Restoring Ground Zero

Air Date: Week of

Architecture and planning critic Jane Holtz Kay says a new design for the World Trade Center site should include old principles of city planning, and input from the public.



Transcript

CURWOOD: Even as workers dig through the grim remains of the World Trade Center, there's much discussion underway about restoring the site. The managers of the once soaring glass towers say they want to rebuild, with four commercial structures, each 50 stories tall. And there are many other ideas abounding. The New York-New Jersey Port Authority owns the site and it's getting ready to decide its future.

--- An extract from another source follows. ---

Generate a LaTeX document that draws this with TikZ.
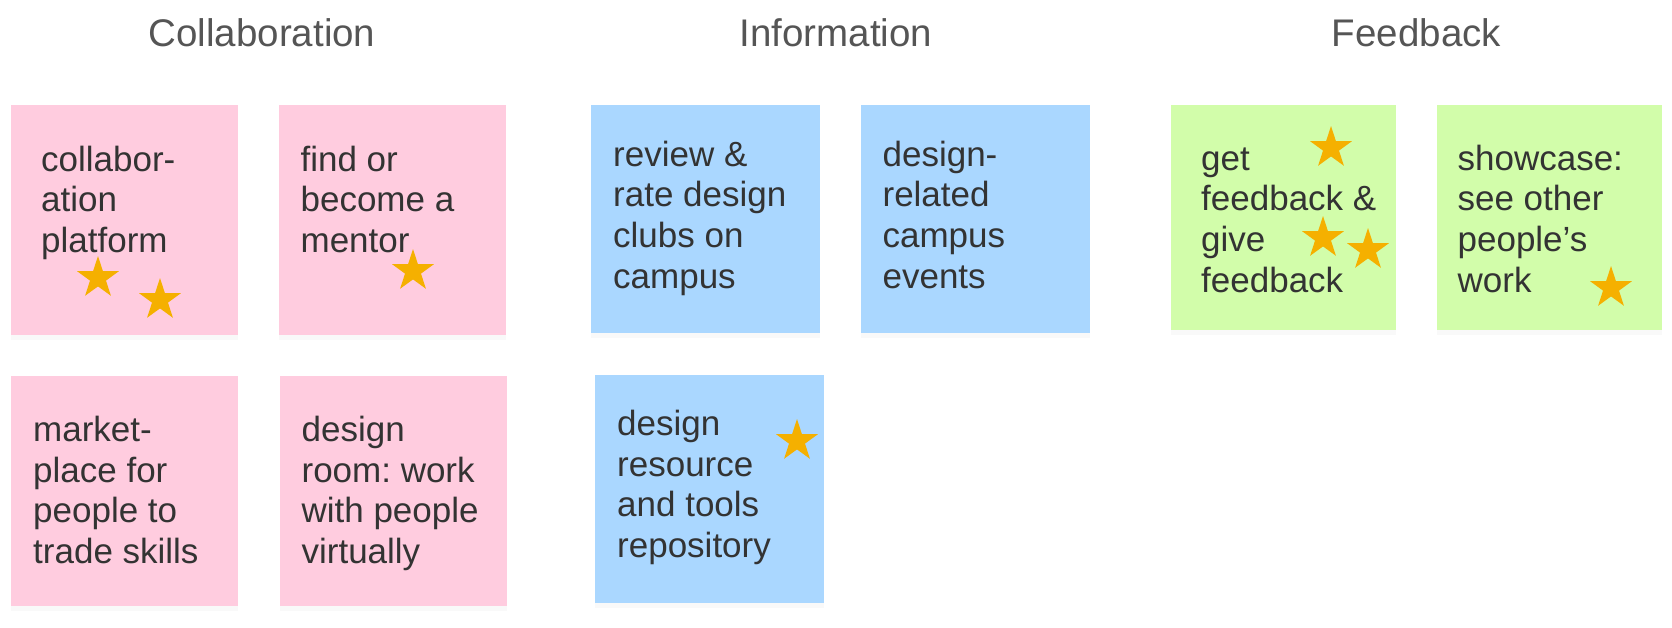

Commentator Jane Holtz Kay says now's the time for people to begin sharing their visions.

HOLTZ KAY: The World Trade Center was a model of the worst of its time. In an era of mega-structures wrapped with windy plazas, it was the skyscraper to end all skyscrapers. Its massive 16 acres of enclosed space and spread-out towers, each covering a single acre, shadowed the city. Its random form disrupted the gridded street pattern of lower Manhattan. Inside, the underground mall was dark, and filled with homogenous chain stores, its corridors jammed with train riders. Outside, widened roads and a perimeter devoid of shops or cafZs created a lifeless edge. There was no sense of place, no there there. We can do better on this prime location. Poised above a major rail system, the site could again become a nexus, a model mini village of 50,000. From the dark days of the national nightmare we could create a fresh model for the nation's comeback cities.

Cities are built door by door. Some of the densest cities-- Boston, Paris, and even much of New York-- are seven stories high. Forget the trophy towers. Bring back the light and life of lower buildings on criss-crossing blocks. Next, go for diversity. Big as they were, the towers held a fragment of the city's trade. Focusing on commerce here is not necessary for Manhattan's economic health. Bring in the commerce but also non-profits, residences, movie houses, restaurants, mixed uses for 24-hour city.

Finally, remembrance is fitting. Start with a green space as a memorial to the thousands lost. Add a tower fragment, mementos, park benches, and streetlights. In an asphalt jungle visitors and city dwellers could gain relief from the tragic past. Mere blocks from the water, today's Ground Zero could become tomorrow's civic plateau--financially, psychologically, and socially sound. Out of the ashes of the glass and concrete wasteland this phoenix could show the world the power of a classic way of city making.

CURWOOD: Architecture and planning critic Jane Holtz-Kay is author of "Asphalt Nation."